SECTION II
TEMPERAMENT DESIGN
Meantone and well-tempering gradually evolved into the modern Equal Temperament, and just as with the earlier system, there was a proliferation of methods and schools, with a very conservative rate of progress.
The Yamaha or Japanese style adopted by the Sydney Conservatorium was developed in a research setting, unconstricted by loyalties and traditions. The academics who developed it looked at as many traditions as they could and developed the method using the best practices as the basis.
The Design of the temperament has these goals: Accuracy, Stability and Speed. They are inter-related. As an example, if a piano can be completely tuned in less than an hour, starting with the temperament in the middle and tuning to the top and then from the temperament towards the low end, then it can be expected to be stable.
This is because the iron-frame and cabinet take some time to react to the change in stress. The bass strings are positioned at an angle, with the lower part of the strings more towards the middle of the piano than the top part. Putting extra tension on the bass end can make the top end increase in tension by way of a see-saw effect centred aroung the middle.

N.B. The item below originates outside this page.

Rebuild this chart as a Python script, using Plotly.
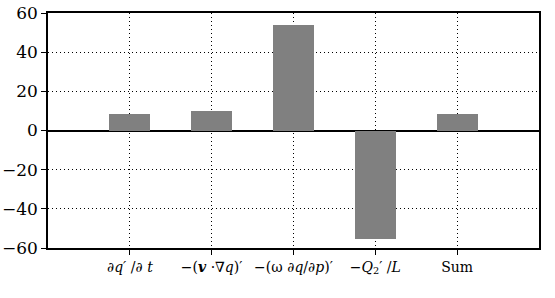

  • A temperament obviously encompasses an octave. Any more than one octave introduces uncertainty, unnecessary retuning within the procedure,
  • On many pianos, the tenor strings change from plain-wire to copper-wound in the low tenor, and a large number make this change at F33, with E being the last copper-wound string. Copper-wound strings have a lower inharmonicity, and including a wound string in the temperament complicates tuning tht temperament.